The Portage County Coroner’s Office, the Mental Health & Recovery Board of Portage County, and the Portage County Health District would like to alert the community to the extreme risk of overdose and direct residents to resources.

No drugs are safe. If a person is using drugs, do not use alone and have naloxone. Naloxone is available at no cost for Portage County residents through Project DAWN. For an appointment contact the Portage County Health District at 330-296-9919 or Townhall II at 330-678-3006.

No appointments are needed this week, March 28-31 at the Portage Health District between 8:00am-4:30pm. Drop by to get a free kit at 999 East Main Street, Ravenna (next to Marc’s).

Unintentional drug overdose deaths in Portage County continues to be driven by fentanyl, often in combination with other drugs such as cocaine and methamphetamine. It is believed that many people who died of an overdose may not have known they were taking fentanyl.

Overdoses affect people from all walks of life. It can happen to your neighbors, friends, and family members. It is important to be aware of the signs of an overdose and to call 911 immediately. Sometimes it can be difficult to tell if a person is just very high or experiencing an overdose. If you’re having a hard time telling the difference, it is best to treat the situation like an overdose – it could save someone’s life.

Signs of a person being very high and using downers like heroin, or pills include contracted pupils, slurred speech, nodding off, and scratching due to itchy skin. Do not leave them alone. If the person is still conscious, walk them around, keep them awake, and monitor their breathing.

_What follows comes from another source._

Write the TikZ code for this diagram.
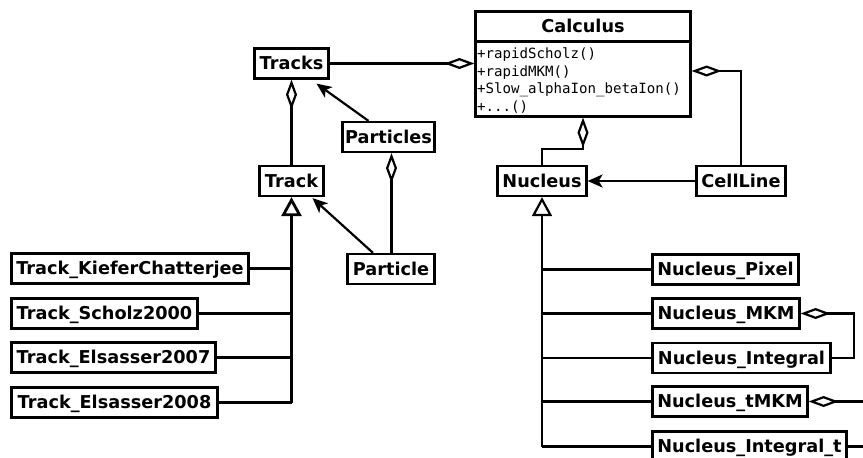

The following are signs of an overdose: loss of consciousness, slow, shallow breathing, vomiting, ashen or pale skin, fingernails and lips turning blue or black, choking sounds, or a snore-like gurgling noise. It is rare for someone to die immediately from an overdose. When people survive, it’s because someone was there to respond. The most important thing is to act right away and call 911.

Also, realize that treatment for substance use disorder works, and people do recover. Portage County has the continuum of care available from withdrawal management (detox) and residential treatment to medication-assisted treatment, counseling, and peer support. For information and resources contact the Addiction Helpline at 330-678-3006.